#### DO THIS:
Exactly repeat the material, dropping every picture from the copy.

#### RECORDED DATA:

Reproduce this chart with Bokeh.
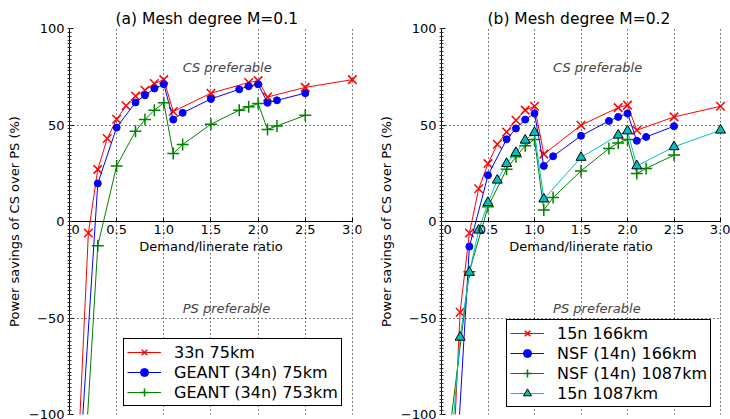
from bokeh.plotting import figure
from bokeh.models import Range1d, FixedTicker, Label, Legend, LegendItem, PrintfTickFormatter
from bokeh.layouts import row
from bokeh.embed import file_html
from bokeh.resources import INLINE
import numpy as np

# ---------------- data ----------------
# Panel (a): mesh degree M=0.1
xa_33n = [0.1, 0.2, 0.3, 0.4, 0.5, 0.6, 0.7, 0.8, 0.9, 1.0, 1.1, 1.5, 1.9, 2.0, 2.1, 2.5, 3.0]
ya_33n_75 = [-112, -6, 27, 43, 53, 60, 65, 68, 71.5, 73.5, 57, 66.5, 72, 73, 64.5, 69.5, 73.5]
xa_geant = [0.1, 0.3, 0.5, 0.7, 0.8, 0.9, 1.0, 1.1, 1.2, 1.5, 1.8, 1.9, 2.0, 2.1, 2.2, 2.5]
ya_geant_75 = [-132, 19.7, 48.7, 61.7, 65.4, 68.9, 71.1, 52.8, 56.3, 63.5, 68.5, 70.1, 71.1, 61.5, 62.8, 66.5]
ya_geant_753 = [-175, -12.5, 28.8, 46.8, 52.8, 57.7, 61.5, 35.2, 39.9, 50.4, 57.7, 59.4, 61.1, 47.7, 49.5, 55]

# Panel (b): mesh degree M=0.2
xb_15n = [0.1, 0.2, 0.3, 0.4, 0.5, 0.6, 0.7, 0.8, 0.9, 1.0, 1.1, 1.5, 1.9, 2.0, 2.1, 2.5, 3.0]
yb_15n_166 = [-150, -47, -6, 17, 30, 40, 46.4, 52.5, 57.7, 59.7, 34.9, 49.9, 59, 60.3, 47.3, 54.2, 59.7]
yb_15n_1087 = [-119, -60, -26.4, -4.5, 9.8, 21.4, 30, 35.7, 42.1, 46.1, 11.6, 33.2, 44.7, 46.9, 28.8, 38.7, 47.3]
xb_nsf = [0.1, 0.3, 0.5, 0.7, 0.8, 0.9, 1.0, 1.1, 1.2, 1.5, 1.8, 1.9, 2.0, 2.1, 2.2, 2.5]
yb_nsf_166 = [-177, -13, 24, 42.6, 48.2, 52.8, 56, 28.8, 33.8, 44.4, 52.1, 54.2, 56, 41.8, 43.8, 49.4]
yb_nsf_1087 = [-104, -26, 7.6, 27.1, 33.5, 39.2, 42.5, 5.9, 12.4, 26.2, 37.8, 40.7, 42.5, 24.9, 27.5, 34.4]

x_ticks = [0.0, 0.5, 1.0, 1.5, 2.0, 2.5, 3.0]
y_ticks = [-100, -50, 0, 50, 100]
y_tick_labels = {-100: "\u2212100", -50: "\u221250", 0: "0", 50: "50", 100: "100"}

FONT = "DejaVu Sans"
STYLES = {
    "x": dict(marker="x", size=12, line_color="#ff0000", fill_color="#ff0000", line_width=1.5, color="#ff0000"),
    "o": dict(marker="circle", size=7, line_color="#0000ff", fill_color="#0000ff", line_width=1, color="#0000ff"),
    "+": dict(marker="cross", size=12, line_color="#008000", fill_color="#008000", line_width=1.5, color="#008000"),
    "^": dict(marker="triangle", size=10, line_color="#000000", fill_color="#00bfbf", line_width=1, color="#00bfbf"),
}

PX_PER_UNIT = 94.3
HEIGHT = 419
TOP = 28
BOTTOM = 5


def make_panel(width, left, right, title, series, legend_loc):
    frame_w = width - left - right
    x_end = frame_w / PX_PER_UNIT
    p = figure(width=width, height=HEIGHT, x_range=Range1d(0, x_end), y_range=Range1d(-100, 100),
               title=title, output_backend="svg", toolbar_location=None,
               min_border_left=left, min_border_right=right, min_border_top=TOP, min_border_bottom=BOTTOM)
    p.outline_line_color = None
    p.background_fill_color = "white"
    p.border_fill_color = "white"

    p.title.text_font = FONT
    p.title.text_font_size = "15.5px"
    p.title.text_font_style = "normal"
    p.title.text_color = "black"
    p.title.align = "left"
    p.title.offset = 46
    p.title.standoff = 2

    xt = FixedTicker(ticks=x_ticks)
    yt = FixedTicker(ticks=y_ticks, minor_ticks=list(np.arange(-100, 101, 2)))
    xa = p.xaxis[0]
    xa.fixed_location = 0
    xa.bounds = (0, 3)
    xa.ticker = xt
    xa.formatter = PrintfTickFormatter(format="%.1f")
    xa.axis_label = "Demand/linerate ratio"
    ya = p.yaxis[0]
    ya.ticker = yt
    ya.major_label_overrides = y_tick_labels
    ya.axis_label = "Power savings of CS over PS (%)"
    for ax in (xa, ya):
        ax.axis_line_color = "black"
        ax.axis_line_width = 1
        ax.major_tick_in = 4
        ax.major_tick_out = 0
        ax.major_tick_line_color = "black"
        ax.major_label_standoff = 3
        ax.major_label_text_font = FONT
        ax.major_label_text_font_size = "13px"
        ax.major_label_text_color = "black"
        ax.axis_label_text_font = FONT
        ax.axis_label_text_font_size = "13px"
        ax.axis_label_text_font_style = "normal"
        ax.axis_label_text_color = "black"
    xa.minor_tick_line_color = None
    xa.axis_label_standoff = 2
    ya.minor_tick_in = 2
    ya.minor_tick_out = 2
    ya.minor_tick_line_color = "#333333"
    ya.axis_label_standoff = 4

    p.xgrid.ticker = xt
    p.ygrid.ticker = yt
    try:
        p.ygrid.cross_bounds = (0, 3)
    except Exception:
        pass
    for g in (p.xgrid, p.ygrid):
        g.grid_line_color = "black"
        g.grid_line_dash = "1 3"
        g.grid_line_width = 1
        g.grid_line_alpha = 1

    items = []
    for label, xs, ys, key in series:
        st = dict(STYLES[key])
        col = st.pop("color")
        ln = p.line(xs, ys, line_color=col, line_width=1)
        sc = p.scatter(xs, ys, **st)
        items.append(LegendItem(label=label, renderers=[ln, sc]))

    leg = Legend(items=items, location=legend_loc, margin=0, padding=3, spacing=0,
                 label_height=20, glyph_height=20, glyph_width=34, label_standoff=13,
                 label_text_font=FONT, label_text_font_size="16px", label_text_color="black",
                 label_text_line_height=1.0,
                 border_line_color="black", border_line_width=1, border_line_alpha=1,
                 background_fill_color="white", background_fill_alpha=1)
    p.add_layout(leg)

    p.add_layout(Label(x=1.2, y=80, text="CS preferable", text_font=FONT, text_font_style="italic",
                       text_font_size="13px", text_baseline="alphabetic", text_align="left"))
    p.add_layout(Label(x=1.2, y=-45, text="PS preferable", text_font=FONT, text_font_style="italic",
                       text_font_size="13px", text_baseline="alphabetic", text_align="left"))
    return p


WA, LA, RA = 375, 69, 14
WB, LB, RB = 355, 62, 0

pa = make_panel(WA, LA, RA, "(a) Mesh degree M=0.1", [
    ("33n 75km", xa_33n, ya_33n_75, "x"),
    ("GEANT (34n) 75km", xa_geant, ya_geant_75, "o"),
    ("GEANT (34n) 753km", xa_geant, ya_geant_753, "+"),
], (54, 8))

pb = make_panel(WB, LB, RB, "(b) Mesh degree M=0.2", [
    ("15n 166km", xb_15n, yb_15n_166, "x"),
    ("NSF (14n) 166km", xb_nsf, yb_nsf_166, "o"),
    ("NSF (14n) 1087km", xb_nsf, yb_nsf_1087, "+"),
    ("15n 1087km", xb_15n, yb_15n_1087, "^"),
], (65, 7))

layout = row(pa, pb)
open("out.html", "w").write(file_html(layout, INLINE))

#### ANSWER TO THIS EXERCISE:
Reproduce this chart with Bokeh.
from bokeh.plotting import figure
from bokeh.models import Range1d, FixedTicker, Label, Legend, LegendItem, PrintfTickFormatter
from bokeh.layouts import row
from bokeh.embed import file_html
from bokeh.resources import INLINE
import numpy as np

# ---------------- data ----------------
# Panel (a): mesh degree M=0.1
xa_33n = [0.1, 0.2, 0.3, 0.4, 0.5, 0.6, 0.7, 0.8, 0.9, 1.0, 1.1, 1.5, 1.9, 2.0, 2.1, 2.5, 3.0]
ya_33n_75 = [-112, -6, 27, 43, 53, 60, 65, 68, 71.5, 73.5, 57, 66.5, 72, 73, 64.5, 69.5, 73.5]
xa_geant = [0.1, 0.3, 0.5, 0.7, 0.8, 0.9, 1.0, 1.1, 1.2, 1.5, 1.8, 1.9, 2.0, 2.1, 2.2, 2.5]
ya_geant_75 = [-132, 19.7, 48.7, 61.7, 65.4, 68.9, 71.1, 52.8, 56.3, 63.5, 68.5, 70.1, 71.1, 61.5, 62.8, 66.5]
ya_geant_753 = [-175, -12.5, 28.8, 46.8, 52.8, 57.7, 61.5, 35.2, 39.9, 50.4, 57.7, 59.4, 61.1, 47.7, 49.5, 55]

# Panel (b): mesh degree M=0.2
xb_15n = [0.1, 0.2, 0.3, 0.4, 0.5, 0.6, 0.7, 0.8, 0.9, 1.0, 1.1, 1.5, 1.9, 2.0, 2.1, 2.5, 3.0]
yb_15n_166 = [-150, -47, -6, 17, 30, 40, 46.4, 52.5, 57.7, 59.7, 34.9, 49.9, 59, 60.3, 47.3, 54.2, 59.7]
yb_15n_1087 = [-119, -60, -26.4, -4.5, 9.8, 21.4, 30, 35.7, 42.1, 46.1, 11.6, 33.2, 44.7, 46.9, 28.8, 38.7, 47.3]
xb_nsf = [0.1, 0.3, 0.5, 0.7, 0.8, 0.9, 1.0, 1.1, 1.2, 1.5, 1.8, 1.9, 2.0, 2.1, 2.2, 2.5]
yb_nsf_166 = [-177, -13, 24, 42.6, 48.2, 52.8, 56, 28.8, 33.8, 44.4, 52.1, 54.2, 56, 41.8, 43.8, 49.4]
yb_nsf_1087 = [-104, -26, 7.6, 27.1, 33.5, 39.2, 42.5, 5.9, 12.4, 26.2, 37.8, 40.7, 42.5, 24.9, 27.5, 34.4]

x_ticks = [0.0, 0.5, 1.0, 1.5, 2.0, 2.5, 3.0]
y_ticks = [-100, -50, 0, 50, 100]
y_tick_labels = {-100: "\u2212100", -50: "\u221250", 0: "0", 50: "50", 100: "100"}

FONT = "DejaVu Sans"
STYLES = {
    "x": dict(marker="x", size=12, line_color="#ff0000", fill_color="#ff0000", line_width=1.5, color="#ff0000"),
    "o": dict(marker="circle", size=7, line_color="#0000ff", fill_color="#0000ff", line_width=1, color="#0000ff"),
    "+": dict(marker="cross", size=12, line_color="#008000", fill_color="#008000", line_width=1.5, color="#008000"),
    "^": dict(marker="triangle", size=10, line_color="#000000", fill_color="#00bfbf", line_width=1, color="#00bfbf"),
}

PX_PER_UNIT = 94.3
HEIGHT = 419
TOP = 28
BOTTOM = 5


def make_panel(width, left, right, title, series, legend_loc):
    frame_w = width - left - right
    x_end = frame_w / PX_PER_UNIT
    p = figure(width=width, height=HEIGHT, x_range=Range1d(0, x_end), y_range=Range1d(-100, 100),
               title=title, output_backend="svg", toolbar_location=None,
               min_border_left=left, min_border_right=right, min_border_top=TOP, min_border_bottom=BOTTOM)
    p.outline_line_color = None
    p.background_fill_color = "white"
    p.border_fill_color = "white"

    p.title.text_font = FONT
    p.title.text_font_size = "15.5px"
    p.title.text_font_style = "normal"
    p.title.text_color = "black"
    p.title.align = "left"
    p.title.offset = 46
    p.title.standoff = 2

    xt = FixedTicker(ticks=x_ticks)
    yt = FixedTicker(ticks=y_ticks, minor_ticks=list(np.arange(-100, 101, 2)))
    xa = p.xaxis[0]
    xa.fixed_location = 0
    xa.bounds = (0, 3)
    xa.ticker = xt
    xa.formatter = PrintfTickFormatter(format="%.1f")
    xa.axis_label = "Demand/linerate ratio"
    ya = p.yaxis[0]
    ya.ticker = yt
    ya.major_label_overrides = y_tick_labels
    ya.axis_label = "Power savings of CS over PS (%)"
    for ax in (xa, ya):
        ax.axis_line_color = "black"
        ax.axis_line_width = 1
        ax.major_tick_in = 4
        ax.major_tick_out = 0
        ax.major_tick_line_color = "black"
        ax.major_label_standoff = 3
        ax.major_label_text_font = FONT
        ax.major_label_text_font_size = "13px"
        ax.major_label_text_color = "black"
        ax.axis_label_text_font = FONT
        ax.axis_label_text_font_size = "13px"
        ax.axis_label_text_font_style = "normal"
        ax.axis_label_text_color = "black"
    xa.minor_tick_line_color = None
    xa.axis_label_standoff = 2
    ya.minor_tick_in = 2
    ya.minor_tick_out = 2
    ya.minor_tick_line_color = "#333333"
    ya.axis_label_standoff = 4

    p.xgrid.ticker = xt
    p.ygrid.ticker = yt
    try:
        p.ygrid.cross_bounds = (0, 3)
    except Exception:
        pass
    for g in (p.xgrid, p.ygrid):
        g.grid_line_color = "black"
        g.grid_line_dash = "1 3"
        g.grid_line_width = 1
        g.grid_line_alpha = 1

    items = []
    for label, xs, ys, key in series:
        st = dict(STYLES[key])
        col = st.pop("color")
        ln = p.line(xs, ys, line_color=col, line_width=1)
        sc = p.scatter(xs, ys, **st)
        items.append(LegendItem(label=label, renderers=[ln, sc]))

    leg = Legend(items=items, location=legend_loc, margin=0, padding=3, spacing=0,
                 label_height=20, glyph_height=20, glyph_width=34, label_standoff=13,
                 label_text_font=FONT, label_text_font_size="16px", label_text_color="black",
                 label_text_line_height=1.0,
                 border_line_color="black", border_line_width=1, border_line_alpha=1,
                 background_fill_color="white", background_fill_alpha=1)
    p.add_layout(leg)

    p.add_layout(Label(x=1.2, y=80, text="CS preferable", text_font=FONT, text_font_style="italic",
                       text_font_size="13px", text_baseline="alphabetic", text_align="left"))
    p.add_layout(Label(x=1.2, y=-45, text="PS preferable", text_font=FONT, text_font_style="italic",
                       text_font_size="13px", text_baseline="alphabetic", text_align="left"))
    return p


WA, LA, RA = 375, 69, 14
WB, LB, RB = 355, 62, 0

pa = make_panel(WA, LA, RA, "(a) Mesh degree M=0.1", [
    ("33n 75km", xa_33n, ya_33n_75, "x"),
    ("GEANT (34n) 75km", xa_geant, ya_geant_75, "o"),
    ("GEANT (34n) 753km", xa_geant, ya_geant_753, "+"),
], (54, 8))

pb = make_panel(WB, LB, RB, "(b) Mesh degree M=0.2", [
    ("15n 166km", xb_15n, yb_15n_166, "x"),
    ("NSF (14n) 166km", xb_nsf, yb_nsf_166, "o"),
    ("NSF (14n) 1087km", xb_nsf, yb_nsf_1087, "+"),
    ("15n 1087km", xb_15n, yb_15n_1087, "^"),
], (65, 7))

layout = row(pa, pb)
open("out.html", "w").write(file_html(layout, INLINE))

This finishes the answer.